When I decided to watch Straw Dogs during my customary pre-weekend theatrical visit, I had no idea what kind of film I was walking into. Having not seen the Sam Peckinpah original 1971 cult classic, the only information I had to go on were the opinions of some of my most trusted online reviewers – That this was a dark thriller which offers an exploration of basic human nature instead of cheap thrills. And, to be fair, walking out of the theater, I realized that most of those opinions were spot on.
Straw Dogs is a grim and unsettling film. The opening sequences, where we see shots of the beautiful countryside and greenery where a pack of hunters are stalking a deer, are a testament to this. These shots capture none of the bright colors we’ve seen countless times before in many other films. The entire screen looks tempered and even the green looks dull and pale. This beautiful piece of cinematography by Alik Sakharov is indicative of the film in general; and, more importantly, the characters that populate its world.
David and Amy Sumner are the very definition of a Hollywood couple. He is a screenwriter and she is an actress. Both of them are taking a break from their hectic lifestyle by moving to Amy’s old town of Blackwater, Mississippi. David is thrilled at the prospect of having some quiet so that he can complete his script for a WWII movie. On the other hand, Amy is anxious at the idea of having to catch up with some old acquaintances, now that she is famous and all that. Their first visit to the local bar goes less than as planned. They run into Charlie Venner (Alexander Skarsgard) – who happens to be Amy’s high-school sweetheart – and his band of local rednecks who offer to fix the barn at Amy’s place; and David hires them in a heartbeat. David also gets a demonstration of some of the day-to-day madness with football coach Tom Heddon (James Woods) getting into a hissy fit over some beer.
No sooner have Charlie and his friends begun working on the barn that David realizes that this recluse from the city will not be as quiet as he had imagined. They start working very early in the morning, play loud countryside music interfering with David’s moments of introspection over Beethoven, and walk into the house without as much as pausing for a request. David finds this attitude uninspiring while Amy tries to reason with him that this is how they roll down here. Stranger and darker things start happening soon as the pair try to get accustomed to the new lifestyle.
Moral ambiguity is the keyword here. Until the final half hour, the line between good and evil is definitely blurred. Yes, Charlie and his friends veer more towards the wrong side of the line. However, David, for all his civilized demeanor on the outside, is shown to be no different. He may not like to get his hands literally dirty, but his behavior – like insulting the local townsfolk and walking out during pre-football sermon showing little respect for the congregation – doesn’t exactly lend itself well. Amy, for the most part, is the only character whose side it is worth getting onto. But after being pushed by David to the edge of her senses, she does something so mind-numbingly stupid that it ends up having dire consequences.

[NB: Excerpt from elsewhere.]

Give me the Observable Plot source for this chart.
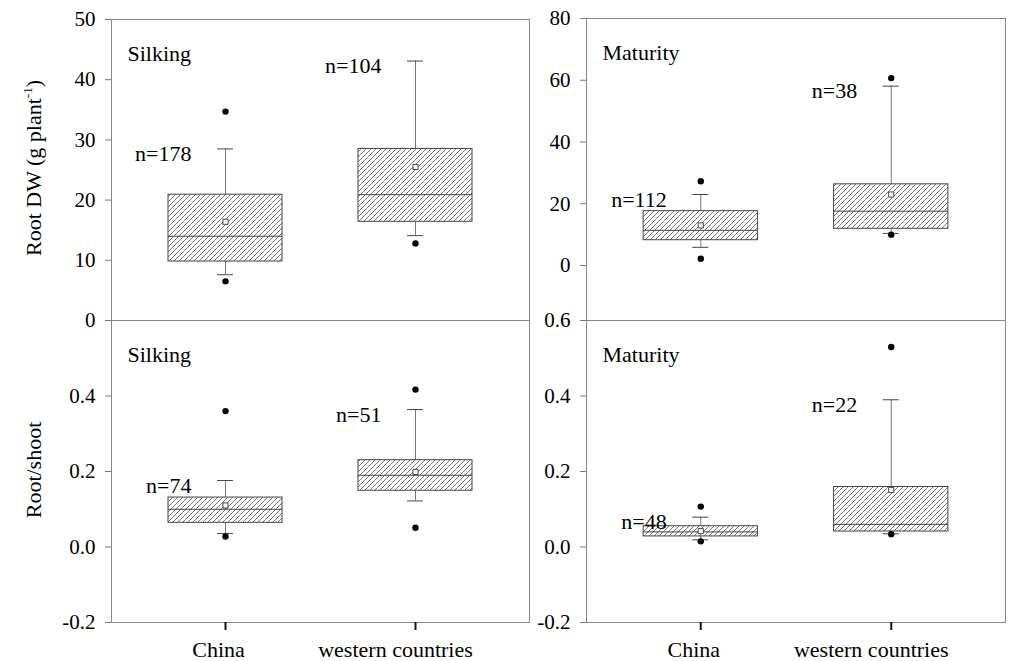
<!DOCTYPE html>
<html>
<head>
<meta charset="utf-8">
<script src="https://cdn.jsdelivr.net/npm/d3@7"></script>
<script src="https://cdn.jsdelivr.net/npm/@observablehq/plot@0.6"></script>
<style>
  html, body { margin: 0; padding: 0; background: white; }
  #wrap { position: relative; width: 1010px; height: 661px; background: white; overflow: hidden;
          font-family: 'Liberation Serif', 'Times New Roman', serif; color: black; }
  #wrap svg { position: absolute; }
  .ytitle { position: absolute; white-space: nowrap; font-size: 22px;
            font-family: 'Liberation Serif', 'Times New Roman', serif;
            transform: translate(-50%, -50%) rotate(-90deg); }
  .ytitle sup { font-size: 13px; vertical-align: 9px; line-height: 0; }
</style>
</head>
<body>
<div id="wrap">
  <div class="ytitle" style="left:34px; top:168px;">Root DW (g plant<sup>-1</sup>)</div>
  <div class="ytitle" style="left:34px; top:470px;">Root/shoot</div>
</div>
<script>
// ---- data ----
const groups = ["China", "western countries"];
const stages = ["Silking", "Maturity"];
// order of each stats array:
// [low outlier, low whisker, Q1, median, Q3, high whisker, high outlier, mean]
const dwSilkingChina    = [6.5, 7.6, 9.8, 14.0, 20.9, 28.5, 34.7, 16.4];
const dwSilkingWestern  = [12.8, 14.1, 16.4, 20.9, 28.5, 43.1, null, 25.5];
const dwMaturityChina   = [2.2, 5.9, 8.2, 11.4, 17.6, 23.0, 27.3, 13.0];
const dwMaturityWestern = [10.0, 10.4, 11.9, 17.6, 26.3, 58.1, 60.7, 23.0];
const rsSilkingChina    = [0.028, 0.036, 0.064, 0.100, 0.131, 0.176, 0.360, 0.110];
const rsSilkingWestern  = [0.051, 0.122, 0.149, 0.190, 0.230, 0.364, 0.417, 0.199];
const rsMaturityChina   = [0.015, 0.019, 0.028, 0.040, 0.055, 0.079, 0.107, 0.042];
const rsMaturityWestern = [0.034, 0.035, 0.041, 0.060, 0.159, 0.390, 0.530, 0.151];
const nDwSilking  = [178, 104];
const nDwMaturity = [112, 38];
const nRsSilking  = [74, 51];
const nRsMaturity = [48, 22];
const dwSilkingTicks  = [0, 10, 20, 30, 40, 50];
const dwMaturityTicks = [0, 20, 40, 60, 80];
const rsSilkingTicks  = [-0.2, 0.0, 0.2, 0.4];
const rsMaturityTicks = [-0.2, 0.0, 0.2, 0.4, 0.6];

// ---- build tables ----
function rows(china, western, ns) {
  return [china, western].map((s, i) => ({
    x: i + 1, lo: s[0], wlo: s[1], q1: s[2], med: s[3], q3: s[4], whi: s[5], hi: s[6], mean: s[7], n: ns[i]
  }));
}

const FONT = "'Liberation Serif', 'Times New Roman', serif";
const HALF = 0.3, CAP = 0.042;

function panel(cfg) {
  const {data, domain, ticks, fmt, stage, pid, left, top, width, height, margin, xAxis} = cfg;
  const marks = [
    Plot.frame({stroke: "#888", strokeWidth: 1}),
    Plot.ruleX(data, {x: "x", y1: "q3", y2: "whi", stroke: "#777"}),
    Plot.ruleX(data, {x: "x", y1: "q1", y2: "wlo", stroke: "#777"}),
    Plot.ruleY(data, {y: "whi", x1: d => d.x - CAP, x2: d => d.x + CAP, stroke: "#444"}),
    Plot.ruleY(data, {y: "wlo", x1: d => d.x - CAP, x2: d => d.x + CAP, stroke: "#444"}),
    Plot.rect(data, {x1: d => d.x - HALF, x2: d => d.x + HALF, y1: "q1", y2: "q3",
                     fill: `url(#${pid})`, stroke: "#444", strokeWidth: 1}),
    Plot.ruleY(data, {y: "med", x1: d => d.x - HALF, x2: d => d.x + HALF, stroke: "#444"}),
    Plot.dot(data, {x: "x", y: "mean", symbol: "square", r: 2.9, fill: "white", stroke: "#333", strokeWidth: 0.9}),
    Plot.dot(data, {x: "x", y: "hi", r: 3.2, fill: "black"}),
    Plot.dot(data, {x: "x", y: "lo", r: 3.2, fill: "black"}),
    Plot.text([stage], {text: d => d, frameAnchor: "top-left", dx: 16, dy: 34,
                        textAnchor: "start", lineAnchor: "middle", fontSize: 22, fill: "black"}),
    Plot.text(data, {x: "x", y: "whi", text: d => "n=" + d.n, textAnchor: "end", lineAnchor: "middle",
                     dx: -34, dy: 5, fontSize: 22, fill: "black"}),
    Plot.axisY(ticks, {tickSize: 6, tickPadding: 10, tickFormat: fmt, fontSize: 21,
                       stroke: "#777", fill: "black", label: null})
  ];
  if (xAxis) {
    marks.push(
      Plot.axisX([1, 2], {tickSize: 8, tickFormat: () => "", stroke: "#111", strokeWidth: 2, label: null}),
      Plot.axisX([1], {tickSize: 0, tickPadding: 19, tickFormat: d => groups[d - 1], dx: -7,
                       fontSize: 22, fill: "black", label: null}),
      Plot.axisX([2], {tickSize: 0, tickPadding: 19, tickFormat: d => groups[d - 1], dx: -20,
                       fontSize: 22, fill: "black", label: null})
    );
  }
  const svg = Plot.plot({
    width, height,
    marginLeft: margin[0], marginRight: margin[1], marginTop: margin[2], marginBottom: margin[3],
    x: {domain: [0.4, 2.6], axis: xAxis ? undefined : null},
    y: {domain, nice: false},
    marks
  });
  svg.style.background = "transparent";
  svg.style.overflow = "visible";
  svg.style.fontFamily = FONT;
  svg.style.color = "black";
  svg.setAttribute("font-family", FONT);
  d3.select(svg).selectAll("text").style("font-family", FONT);
  const defs = d3.select(svg).insert("defs", ":first-child");
  const pat = defs.append("pattern").attr("id", pid).attr("patternUnits", "userSpaceOnUse")
    .attr("width", 5).attr("height", 5);
  pat.append("rect").attr("width", 5).attr("height", 5).attr("fill", "white");
  pat.append("path").attr("d", "M-1,1 l2,-2 M0,5 l5,-5 M4,6 l2,-2")
    .attr("stroke", "#555").attr("stroke-width", 0.8).attr("fill", "none");
  svg.style.left = left + "px";
  svg.style.top = top + "px";
  svg.style.maxWidth = "none";
  svg.style.height = height + "px";
  document.getElementById("wrap").appendChild(svg);
}

const fmtInt = d => String(d);
const fmt1 = d => d.toFixed(1);

panel({data: rows(dwSilkingChina, dwSilkingWestern, nDwSilking), domain: [0, 50], ticks: dwSilkingTicks,
       fmt: fmtInt, stage: stages[0], pid: "hatch-tl", left: 0, top: 0, width: 540, height: 330,
       margin: [111, 11, 19, 10], xAxis: false});
panel({data: rows(dwMaturityChina, dwMaturityWestern, nDwMaturity), domain: [-17.8, 80], ticks: dwMaturityTicks,
       fmt: fmtInt, stage: stages[1], pid: "hatch-tr", left: 530, top: 0, width: 480, height: 330,
       margin: [56, 5, 18, 10], xAxis: false});
panel({data: rows(rsSilkingChina, rsSilkingWestern, nRsSilking), domain: [-0.2, 0.6], ticks: rsSilkingTicks,
       fmt: fmt1, stage: stages[0], pid: "hatch-bl", left: 0, top: 310, width: 540, height: 351,
       margin: [111, 11, 10, 39], xAxis: true});
panel({data: rows(rsMaturityChina, rsMaturityWestern, nRsMaturity), domain: [-0.2, 0.6], ticks: rsMaturityTicks,
       fmt: fmt1, stage: stages[1], pid: "hatch-br", left: 530, top: 310, width: 480, height: 351,
       margin: [56, 5, 10, 39], xAxis: true});
</script>
</body>
</html>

The film ramps up the tension during the final half hour becoming sort of a straightforward thriller. The line that was blurred isn’t so anymore, and the characters become defined in clearer black and white terms. There are numerous heart-pounding moments squeezed in here and the film is gripping in a way few thrillers rarely are anymore. However, the ending doesn’t close out things as cleanly as one might imagine. It is intentionally left open-ended for us to ponder about the events we have witnessed. Numerous questions will pop up in our minds like whether this whole mess could’ve been avoided had David heeded Amy’s warnings instead of deciding to man up or had Amy not pulled off her stupid stunt. Although the climax distinguishes good from evil, it is hard not to wonder whether everything is David’s fault; and that maybe the film’s greatest success.
I have never considered James Marsden to be a great actor. He is more or less adequate in all roles and that is the case here as well where there aren’t many sequences that require him to extend beyond his limited emotional range. Kate Bosworth proves to be much more capable in a difficult role. She is clearly able to show Amy’s vulnerability as the film proceeds, and her emotional outbursts at being increasingly frustrated by David’s behavior are spot on. Alexander Skarsgard is perfect as the local roughneck. He never as much as raises his voice until the end, but even quieter moments like the scene where he has a small word with David prove to be discomforting. James Woods’ portrayal of the maniacal coach is arresting while the actors rounding up Charlie’s gang deliver accomplished performances.
As highlighted above, the cinematography is a key component of the film with the usage of diluted hues making for a disturbing atmosphere. There is also some great usage of lighting especially during the climactic standoff that could’ve come straight out of a slasher movie which is perfect in ramping up the adrenaline levels. Music is also critical to setting the mood with composer Larry Groupe perfectly mixing country songs with classical Beethoven compositions.
Ultimately, Straw Dogs is a dark and disturbing motion picture. People who have seen the original suggest that some aspects of the good/evil divide have been diluted in this remake. Having seen through unfiltered eyes, I didn’t feel this was the case. There were very few likeable characters in the film and, by the time the film ended, the director’s grim vision almost felt like an overwhelming assault on my senses. This was not a film I would like to watch for a second time, but the solitary viewing was forceful enough to leave a mark on my memory.